Problem requirements: Pick every line with "this" from the material below.

[Start of Task data]

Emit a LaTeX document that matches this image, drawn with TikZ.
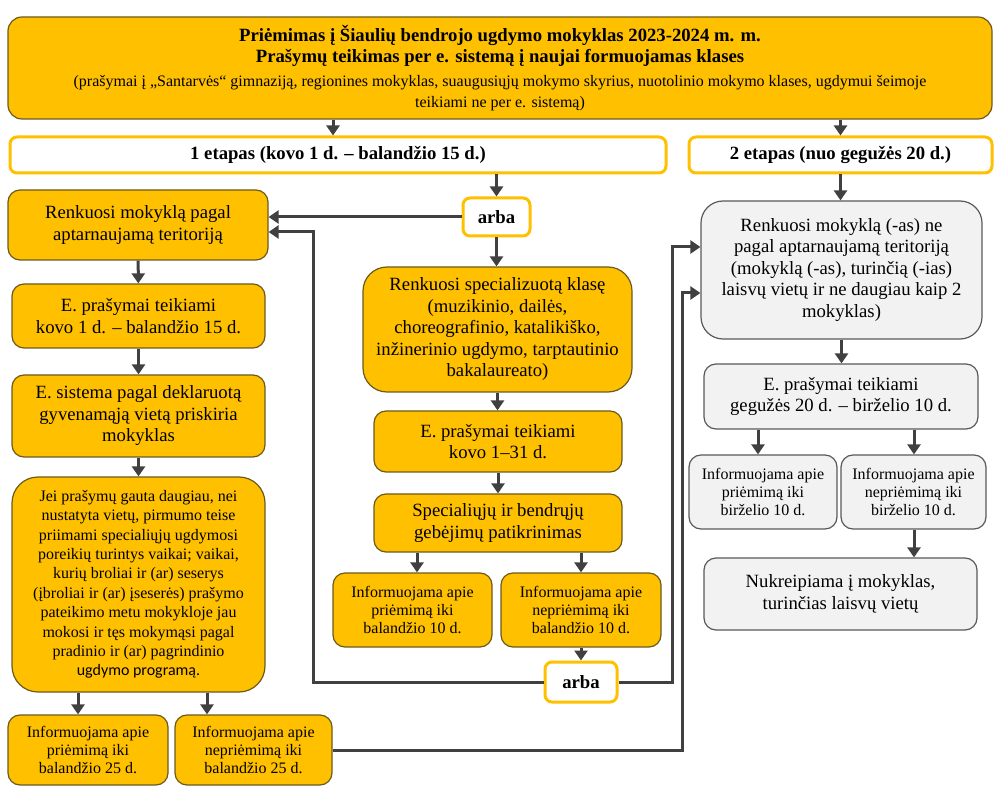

[End of Task data]
[Start of Task data]

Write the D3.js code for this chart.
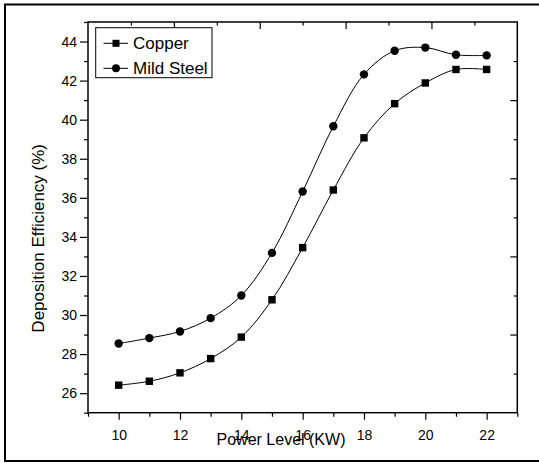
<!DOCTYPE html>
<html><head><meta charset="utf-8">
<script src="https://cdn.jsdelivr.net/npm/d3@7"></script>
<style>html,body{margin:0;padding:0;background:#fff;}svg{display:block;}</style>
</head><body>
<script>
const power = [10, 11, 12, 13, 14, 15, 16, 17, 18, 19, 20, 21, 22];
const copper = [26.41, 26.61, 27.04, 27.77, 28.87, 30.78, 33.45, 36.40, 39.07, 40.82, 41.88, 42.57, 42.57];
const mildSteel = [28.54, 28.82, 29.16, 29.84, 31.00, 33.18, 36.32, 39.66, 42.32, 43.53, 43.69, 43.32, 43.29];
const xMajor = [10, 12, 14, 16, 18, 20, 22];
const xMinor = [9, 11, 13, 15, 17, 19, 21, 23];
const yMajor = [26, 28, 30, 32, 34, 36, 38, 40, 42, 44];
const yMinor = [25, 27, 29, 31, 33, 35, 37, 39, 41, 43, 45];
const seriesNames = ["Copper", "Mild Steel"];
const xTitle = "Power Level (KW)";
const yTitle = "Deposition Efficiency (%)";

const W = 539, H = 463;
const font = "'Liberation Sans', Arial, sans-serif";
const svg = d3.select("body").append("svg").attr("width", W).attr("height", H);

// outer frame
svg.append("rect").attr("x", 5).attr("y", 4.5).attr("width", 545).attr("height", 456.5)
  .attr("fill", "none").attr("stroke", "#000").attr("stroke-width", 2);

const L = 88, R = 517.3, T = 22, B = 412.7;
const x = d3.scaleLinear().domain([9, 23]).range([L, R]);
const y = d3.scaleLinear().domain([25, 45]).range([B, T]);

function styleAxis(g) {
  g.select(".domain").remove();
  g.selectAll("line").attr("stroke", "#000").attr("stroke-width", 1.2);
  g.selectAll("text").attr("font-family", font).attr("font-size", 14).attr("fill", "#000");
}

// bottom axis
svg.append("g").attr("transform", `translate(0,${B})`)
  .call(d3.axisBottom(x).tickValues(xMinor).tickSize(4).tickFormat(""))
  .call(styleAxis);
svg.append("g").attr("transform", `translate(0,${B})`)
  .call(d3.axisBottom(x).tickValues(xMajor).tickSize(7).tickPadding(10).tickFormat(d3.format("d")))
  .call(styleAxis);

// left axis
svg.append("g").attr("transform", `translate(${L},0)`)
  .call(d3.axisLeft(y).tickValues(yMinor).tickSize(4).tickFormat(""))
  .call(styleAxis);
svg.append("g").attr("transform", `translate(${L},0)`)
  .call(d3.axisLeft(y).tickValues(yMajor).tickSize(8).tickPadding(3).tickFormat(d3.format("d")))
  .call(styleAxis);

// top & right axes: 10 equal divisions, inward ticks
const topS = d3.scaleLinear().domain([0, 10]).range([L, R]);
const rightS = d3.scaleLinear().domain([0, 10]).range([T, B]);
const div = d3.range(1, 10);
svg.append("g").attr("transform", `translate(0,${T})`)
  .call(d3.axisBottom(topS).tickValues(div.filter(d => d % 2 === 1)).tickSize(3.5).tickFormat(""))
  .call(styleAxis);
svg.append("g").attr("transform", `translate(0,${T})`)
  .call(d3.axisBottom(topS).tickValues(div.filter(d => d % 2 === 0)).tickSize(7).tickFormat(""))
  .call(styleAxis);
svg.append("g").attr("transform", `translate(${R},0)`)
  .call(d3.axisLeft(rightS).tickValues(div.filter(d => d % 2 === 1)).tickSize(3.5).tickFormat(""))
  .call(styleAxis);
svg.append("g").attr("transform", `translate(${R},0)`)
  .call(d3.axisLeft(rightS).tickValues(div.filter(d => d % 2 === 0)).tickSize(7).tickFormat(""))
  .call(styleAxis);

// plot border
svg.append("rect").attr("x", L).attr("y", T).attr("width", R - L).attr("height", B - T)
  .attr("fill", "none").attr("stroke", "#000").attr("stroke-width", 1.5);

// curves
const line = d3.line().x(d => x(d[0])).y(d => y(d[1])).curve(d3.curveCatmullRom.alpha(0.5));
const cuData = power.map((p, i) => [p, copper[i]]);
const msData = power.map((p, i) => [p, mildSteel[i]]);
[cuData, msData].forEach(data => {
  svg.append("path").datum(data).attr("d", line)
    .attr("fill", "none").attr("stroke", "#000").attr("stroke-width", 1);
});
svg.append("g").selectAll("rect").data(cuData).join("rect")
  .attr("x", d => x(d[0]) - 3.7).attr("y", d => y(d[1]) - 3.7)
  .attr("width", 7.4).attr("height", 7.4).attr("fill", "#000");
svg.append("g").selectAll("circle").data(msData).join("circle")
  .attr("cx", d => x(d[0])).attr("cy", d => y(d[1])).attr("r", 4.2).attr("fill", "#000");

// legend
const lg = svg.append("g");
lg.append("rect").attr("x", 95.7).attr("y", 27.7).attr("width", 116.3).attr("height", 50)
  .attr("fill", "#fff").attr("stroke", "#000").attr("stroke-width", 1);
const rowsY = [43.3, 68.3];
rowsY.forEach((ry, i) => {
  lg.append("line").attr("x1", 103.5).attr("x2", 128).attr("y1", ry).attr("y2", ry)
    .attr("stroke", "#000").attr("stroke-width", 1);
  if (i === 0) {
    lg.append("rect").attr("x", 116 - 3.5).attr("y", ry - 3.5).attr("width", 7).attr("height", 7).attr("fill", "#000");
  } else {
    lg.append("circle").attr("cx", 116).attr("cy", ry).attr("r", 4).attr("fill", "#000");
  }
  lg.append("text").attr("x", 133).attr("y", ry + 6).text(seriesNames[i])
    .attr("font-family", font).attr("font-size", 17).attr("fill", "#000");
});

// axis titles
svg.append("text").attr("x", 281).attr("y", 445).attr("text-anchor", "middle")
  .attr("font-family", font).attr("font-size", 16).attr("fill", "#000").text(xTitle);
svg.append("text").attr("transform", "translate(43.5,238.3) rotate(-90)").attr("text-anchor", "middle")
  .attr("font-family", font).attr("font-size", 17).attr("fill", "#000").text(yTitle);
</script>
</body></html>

[End of Task data]
[Start of Task data]

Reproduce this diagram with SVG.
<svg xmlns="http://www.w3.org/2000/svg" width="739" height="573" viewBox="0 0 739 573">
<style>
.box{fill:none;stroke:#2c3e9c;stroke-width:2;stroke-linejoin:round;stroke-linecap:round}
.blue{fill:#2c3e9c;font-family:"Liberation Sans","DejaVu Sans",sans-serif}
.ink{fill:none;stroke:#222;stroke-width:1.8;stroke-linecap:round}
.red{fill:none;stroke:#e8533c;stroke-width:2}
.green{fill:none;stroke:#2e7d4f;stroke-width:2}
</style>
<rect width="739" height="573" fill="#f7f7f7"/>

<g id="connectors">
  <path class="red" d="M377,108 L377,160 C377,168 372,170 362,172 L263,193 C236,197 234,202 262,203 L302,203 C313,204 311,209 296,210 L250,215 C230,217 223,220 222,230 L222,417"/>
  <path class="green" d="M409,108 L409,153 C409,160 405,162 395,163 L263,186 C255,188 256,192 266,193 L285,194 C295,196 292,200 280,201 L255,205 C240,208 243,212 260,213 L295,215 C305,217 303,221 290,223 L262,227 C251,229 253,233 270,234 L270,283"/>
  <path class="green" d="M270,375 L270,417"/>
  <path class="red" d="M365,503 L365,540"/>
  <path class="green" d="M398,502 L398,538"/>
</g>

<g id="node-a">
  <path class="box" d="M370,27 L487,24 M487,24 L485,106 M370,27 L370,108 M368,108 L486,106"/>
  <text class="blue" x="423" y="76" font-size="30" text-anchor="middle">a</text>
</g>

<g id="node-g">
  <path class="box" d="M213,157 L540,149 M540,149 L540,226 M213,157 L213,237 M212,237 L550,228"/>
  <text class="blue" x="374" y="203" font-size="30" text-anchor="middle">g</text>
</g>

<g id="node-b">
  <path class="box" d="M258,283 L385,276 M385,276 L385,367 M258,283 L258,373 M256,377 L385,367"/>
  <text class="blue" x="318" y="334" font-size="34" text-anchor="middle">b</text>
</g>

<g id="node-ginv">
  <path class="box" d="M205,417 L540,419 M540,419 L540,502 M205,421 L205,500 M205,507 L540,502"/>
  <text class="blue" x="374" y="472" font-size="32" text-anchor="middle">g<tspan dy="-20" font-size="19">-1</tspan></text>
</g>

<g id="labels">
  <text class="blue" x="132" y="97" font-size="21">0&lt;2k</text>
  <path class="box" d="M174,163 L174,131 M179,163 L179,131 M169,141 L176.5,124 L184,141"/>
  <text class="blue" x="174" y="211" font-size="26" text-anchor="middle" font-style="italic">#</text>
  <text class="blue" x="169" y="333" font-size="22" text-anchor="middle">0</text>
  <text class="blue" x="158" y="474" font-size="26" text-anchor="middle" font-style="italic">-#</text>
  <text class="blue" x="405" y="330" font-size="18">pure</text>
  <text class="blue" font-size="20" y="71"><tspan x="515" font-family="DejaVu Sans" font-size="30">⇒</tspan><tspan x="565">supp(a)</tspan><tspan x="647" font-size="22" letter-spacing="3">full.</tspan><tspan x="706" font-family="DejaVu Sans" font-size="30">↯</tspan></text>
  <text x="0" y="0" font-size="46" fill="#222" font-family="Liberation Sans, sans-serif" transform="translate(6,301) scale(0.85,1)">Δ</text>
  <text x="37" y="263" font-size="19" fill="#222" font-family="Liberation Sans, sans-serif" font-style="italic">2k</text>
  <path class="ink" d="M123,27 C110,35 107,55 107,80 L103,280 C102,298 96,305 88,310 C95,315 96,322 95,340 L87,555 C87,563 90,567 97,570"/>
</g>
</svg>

[End of Task data]

Final result:
Emit a LaTeX document that matches this image, drawn with TikZ.
Write the D3.js code for this chart.
Reproduce this diagram with SVG.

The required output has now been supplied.